I did a search here, and nothing comes up. Did a google search with a few hits on TDIclub, but that's it.
Here's their lame web site: http://www.mannheimfrisco.com/index.php
It states on the bottle that it meets VW spec 502
Has anybody heard of this stuff?
It's much cheaper than the Castrol synthetic that I can get at Wal Mart, but I'm kinda leery of how cheap it is, I can't believe it's any good at that price.


----------



## vwGTIjunky (Jan 9, 2010)

I've been trying to find out information on this oil as well. It seems all roads lead to Frisco when "Googling" it. All my enquiries to Frisco have been ignored.

I suspect that it comes from China (or similar country lacking any quality controls) and I seriously doubt it's a Group 4 synthetic.

Caveat emptor.


----------



## Apexxx (Nov 10, 2011)

Based on the studies of no-name oil I've seen, why take a chance on something that could actually harm your engine.

http://pqia.com


However, this stuff is legit. The actual PDS is missing, but the vast amount of listed specs makes me think it's legit. There are counterfit oils though, even in Europe....mostly major names on the label though.

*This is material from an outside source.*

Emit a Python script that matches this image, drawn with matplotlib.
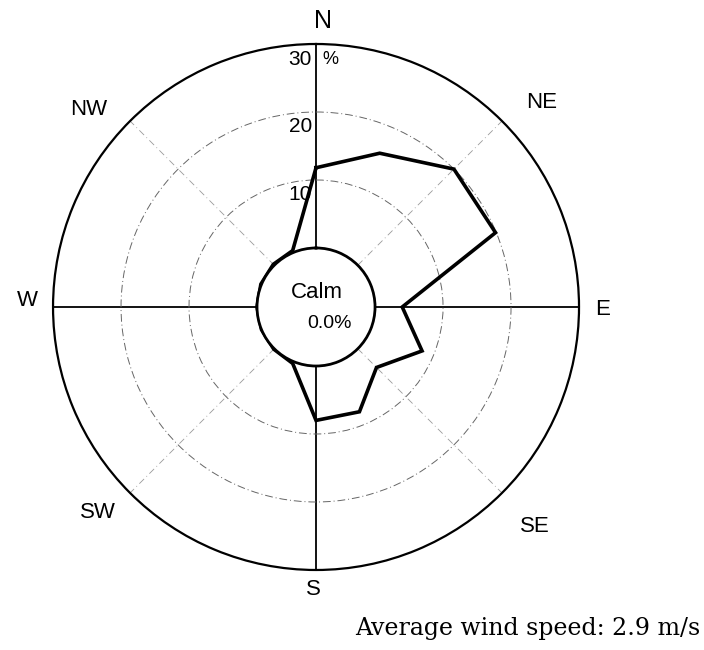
import numpy as np
import matplotlib
matplotlib.use("Agg")
import matplotlib.pyplot as plt
from matplotlib.transforms import offset_copy

# ---- data ----
directions = ["N", "NNE", "NE", "ENE", "E", "ESE", "SE", "SSE",
              "S", "SSW", "SW", "WSW", "W", "WNW", "NW", "NNW"]
frequency = [11.8, 15.8, 20.0, 19.9, 4.0, 8.2, 3.9, 8.0,
             8.0, 0.3, 0.1, 0.0, 0.0, 0.1, 0.2, 0.3]
ring_values = [10, 20, 30]
ring_labels = ["10", "20", "30"]
compass_labels = ["N", "NE", "E", "SE", "S", "SW", "W", "NW"]
compass_angles = [0, 45, 90, 135, 180, 225, 270, 315]
calm_text = "Calm"
calm_value = "0.0%"
footer = "Average wind speed: 2.9 m/s"

plt.rcParams['font.family'] = ['Liberation Sans', 'DejaVu Sans']

fig = plt.figure(figsize=(7.04, 6.5), dpi=100)
ax = fig.add_axes([0.0753, 0.1231, 0.7472, 0.8092], projection='polar')
ax.set_theta_zero_location('N')
ax.set_theta_direction(-1)
ax.set_ylim(0, 30)
ax.set_rorigin(-8.68)

# rings
ax.set_yticks(ring_values[:-1])
ax.set_yticklabels([])
ax.yaxis.grid(True, linestyle=(0, (8, 3, 1, 3)), linewidth=0.7, color='#666666')

# spokes
ax.set_xticks(np.deg2rad(compass_angles))
ax.set_xticklabels([])
ax.xaxis.grid(True)
for ang, tick in zip(compass_angles, ax.xaxis.get_major_ticks()):
    gl = tick.gridline
    if ang % 90 == 0:
        gl.set_linestyle('-')
        gl.set_linewidth(1.3)
        gl.set_color('black')
    else:
        gl.set_linestyle((0, (8, 4, 1, 4)))
        gl.set_linewidth(0.6)
        gl.set_color('#999999')
ax.tick_params(axis='both', length=0)

ax.spines['polar'].set_linewidth(1.6)
ax.spines['polar'].set_color('black')
ax.spines['inner'].set_linewidth(2.0)
ax.spines['inner'].set_color('black')

# wind-rose line
theta = np.deg2rad(np.arange(len(directions)) * 22.5)
vals = np.array(frequency)
ax.plot(np.append(theta, theta[0]), np.append(vals, vals[0]),
        color='black', linewidth=2.6, solid_joinstyle='miter', zorder=5)

# compass labels: (angle, radius, fontsize) placement
label_place = {
    "N": (1.4, 33.4, 18),
    "NE": (47.8, 36.2, 16),
    "E": (90.6, 33.4, 16),
    "SE": (135.0, 36.9, 16),
    "S": (180.6, 32.8, 16),
    "SW": (226.7, 35.4, 16),
    "W": (271.2, 33.8, 16),
    "NW": (311.0, 35.7, 16),
}
for lab in compass_labels:
    ang, r, fs = label_place[lab]
    ax.text(np.deg2rad(ang), r, lab, ha='center', va='center', fontsize=fs,
            clip_on=False)

# ring labels
lab_tr = offset_copy(ax.transData, fig=fig, x=-4, y=-15, units='dots')
for v, s in zip(ring_values, ring_labels):
    ax.text(0, v, s, transform=lab_tr, ha='right', va='center', fontsize=15,
            clip_on=False)
pct_tr = offset_copy(ax.transData, fig=fig, x=6, y=-15, units='dots')
ax.text(0, ring_values[-1], "%", transform=pct_tr, ha='left', va='center',
        fontsize=13, clip_on=False)

# calm text
ax.text(0.5, 0.5, calm_text, transform=offset_copy(ax.transAxes, fig=fig, x=1, y=14, units='dots'),
        ha='center', va='center', fontsize=16)
ax.text(0.5, 0.5, calm_value, transform=offset_copy(ax.transAxes, fig=fig, x=13, y=-17, units='dots'),
        ha='center', va='center', fontsize=14)

fig.text(0.995, 1 - 628 / 650, footer, ha='right', va='center', fontsize=17,
         family='DejaVu Serif')

fig.savefig("out.png", dpi=100)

http://www.rs200motoroil.com/gallery/rs200/pdf_catalogue/katalogos_en.pdf

I say to go for it and pull a lab test for $20 afterwards. It's likely a good product. :thumbup:

btw- it's not magic to formulate a motor oil. Just call up an additive supplier like Lubrizol, tell them what type of product you want to bottle, and they will sell you a pre-formulated package WITH APPROVALS, which also specifies the base oil you add, just like making SeaMonkeys. Guess what, the base oil is always G-2 or G3, not PAO.


----------



## bryanviper (Nov 14, 2011)

Any updated info on this oil? I came across it also and was wondering if it's any good compared to the Motul oil I currently use.

Thanks


----------